Field Music – Open Here

À l'annonce d'une nouvelle formation influencée ou directement représentante du rock progressif, les frissons s'hérissent. On associe souvent le mouvement à de la qualité, tant par ses similitudes de composition avec la musique classique, ses actes, son caractère épiques et très arrangé, riche en instruments, mais aussi comme celui qui peut amener d'autres horizons, faire évoluer les genres, jouer le rôle de l'avant-garde. Et comme tout mouvement qui a énormément marqué une époque, nombre sont les formations qui tente d'approcher la démarche mais sont noyés sous leurs mentors. 

En analysant en détails le mouvement majeur des années 70, on voit qu'il y a deux vagues distinctes de rock progressif. Celui plus mélodique et théâtral, représenté par les Genesis, Kansas ou autres Yes. Et si ce dernier est directement influencé par la musique classique d'où il puise sa volonté d'écriture, de construction et d'arrangements riches, il y a le progressif suivant directement la lignée logique des carcans rock de son époque. Suivant donc les valeurs psychédéliques, alambiquées et basées sur des constructions plus aventureuses très typées 60's, il en sera un mouvement moins accessible quoique plus original, représenté par les ovnis Gong, Gentle Giant ou Van Der Graaf Generator.
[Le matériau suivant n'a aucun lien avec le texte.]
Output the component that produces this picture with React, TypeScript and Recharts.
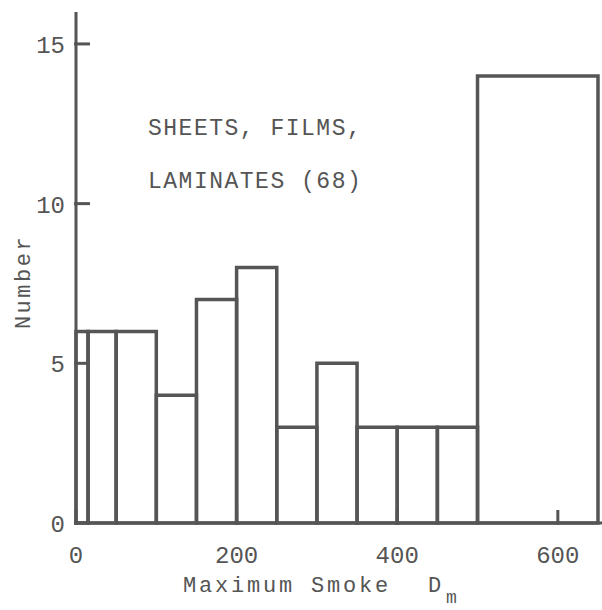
import { ComposedChart, XAxis, YAxis, ReferenceArea, Line } from 'recharts';

const binStart = [0, 15, 50, 100, 150, 200, 250, 300, 350, 400, 450, 500];
const binEnd = [15, 50, 100, 150, 200, 250, 300, 350, 400, 450, 500, 650];
const counts = [6, 6, 6, 4, 7, 8, 3, 5, 3, 3, 3, 14];
const xTicks = [0, 200, 400, 600];
const yTicks = [0, 5, 10, 15];
const noteLines = ['SHEETS, FILMS,', 'LAMINATES (68)'];
const xTitle = 'Maximum Smoke';
const yTitle = 'Number';

const data = binStart.map((s, i) => ({ start: s, end: binEnd[i], count: counts[i] }));

const INK = '#555';
const FONT = '"Liberation Mono", "DejaVu Sans Mono", monospace';

const XTick = (props: any) => {
  const { x, y, payload } = props;
  return (
    <g>
      <line x1={x} x2={x} y1={y} y2={y - 15} stroke={INK} strokeWidth={3} />
      <text x={x} y={y + 38} textAnchor="middle" fill={INK} fontSize={24} fontFamily={FONT}>
        {payload.value}
      </text>
    </g>
  );
};

const YTick = (props: any) => {
  const { x, y, payload } = props;
  return (
    <g>
      <line x1={x} x2={x + 16} y1={y} y2={y} stroke={INK} strokeWidth={3} />
      <text x={x - 9} y={y + 9} textAnchor="end" fill={INK} fontSize={24} fontFamily={FONT}>
        {payload.value}
      </text>
    </g>
  );
};

export default function App() {
  return (
    <div style={{ position: 'absolute', left: 0, top: 0, width: 602, height: 610, background: '#fff' }}>
      <ComposedChart
        width={602}
        height={610}
        data={data}
        margin={{ top: 12, right: 0, bottom: 27, left: 0 }}
      >
        <XAxis
          type="number"
          dataKey="start"
          domain={[0, 655]}
          ticks={xTicks}
          tickSize={0}
          tick={<XTick />}
          height={60}
          axisLine={{ stroke: INK, strokeWidth: 3 }}
          tickLine={false}
          allowDataOverflow
        />
        <YAxis
          type="number"
          domain={[0, 16]}
          ticks={yTicks}
          tickSize={0}
          tick={<YTick />}
          width={76}
          axisLine={{ stroke: INK, strokeWidth: 3 }}
          tickLine={false}
          allowDataOverflow
        />
        {data.map((d, i) => (
          <ReferenceArea
            key={i}
            x1={d.start}
            x2={d.end}
            y1={0}
            y2={d.count}
            fill="#fff"
            fillOpacity={0}
            stroke={INK}
            strokeWidth={3.5}
            ifOverflow="visible"
          />
        ))}
        <Line
          dataKey="count"
          stroke="none"
          dot={false}
          activeDot={false}
          isAnimationActive={false}
        />
      </ComposedChart>
      <svg
        width={602}
        height={610}
        style={{ position: 'absolute', left: 0, top: 0, pointerEvents: 'none' }}
      >
        {noteLines.map((t, i) => (
          <text
            key={i}
            x={148}
            y={135 + i * 53}
            fill={INK}
            fontSize={23}
            fontFamily={FONT}
            letterSpacing={1.5}
          >
            {t}
          </text>
        ))}
        <text x={183} y={592} fill={INK} fontSize={22} fontFamily={FONT} letterSpacing={2.8}>
          {xTitle}
        </text>
        <text x={428} y={592} fill={INK} fontSize={22} fontFamily={FONT}>
          D
        </text>
        <text x={446} y={603} fill={INK} fontSize={18} fontFamily={FONT}>
          m
        </text>
        <text
          x={30}
          y={282}
          transform="rotate(-90 30 282)"
          textAnchor="middle"
          fill={INK}
          fontSize={22}
          fontFamily={FONT}
          letterSpacing={2.5}
        >
          {yTitle}
        </text>
      </svg>
    </div>
  );
}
Et s'il y a un endroit où Field Music nous semble puiser sa ligne directrice, c'est ici.

On pourra le constater sur "Time In Joy". Les mesures où rythmiques et instruments se décalent, où la voix est volontairement faussée dans le but de nous dérouter, les interventions de violons et flûtes que ne renieraient pas Focus, les éléments sont bien présents pour renouer avec l'époque. Chaque écoute sera liée à la volonté de suivre un instrument en particulier pour bien en comprendre sa ligne , et de ce gros brouhaha pachydermique s'échappent des mélodies claires, bien plus calmes que les influences du groupe.

Ce pattern reviendra régulièrement, pour ne pas dire tous les deux titres, l'alter ego s'axant alors sur des couleurs plus 80, avec les afflux agressifs de claviers kitsch et autres refrains plus "poppy". On y retrouve les mêmes influences, perdues dans leur volonté de correspondre à un moule plus générique, et bien plus maladroit. Réduire Field Music aux influences progressives sur deux périodes - historiquement inspirée puis dispensable - , serait ignorer quelques aspects. En effet, on retrouvera sur "Open Here" les violons et les choeurs d'un Beatles sur "Eleanor Rigby" (malgré des réminiscences de Neal Morse chez Spock's Beard, on en revient toujours aux couleurs progressives). Et si la besace s'avère bien fournie et surprenante, réduire Field Music à toutes ses influences combinées sera pertinent.

Prog, psyché, Open Here, Album, 2018

Là est le bien triste constat. Malgré un côté calibré pour les amoureux et nostalgiques de tout ce qui aura été énuméré ici, jamais le groupe ne se détache de ses modèles. La production et les choix de sonorités font très daté, et les envolées ne raniment rien de plus que des souvenirs que l'on a déjà entendu à une période où la place y était plus adéquate. Le plaisir est entier et réel, les amateurs s'y retrouveront instantanément, mais reviendront vite vers leurs premières amours ; le public plus jeune et moins référencé, quant à lui, aura du mal à s'y accrocher. Reste l'espoir que le côté très bien fait et accessible de Field Music leur donne envie de découvrir une histoire musicale toujours fascinante. Et l'on souhaite au groupe de s'éloigner de ses influences pour s'envoler, tant le talent et niveau d'interprétation sont présents.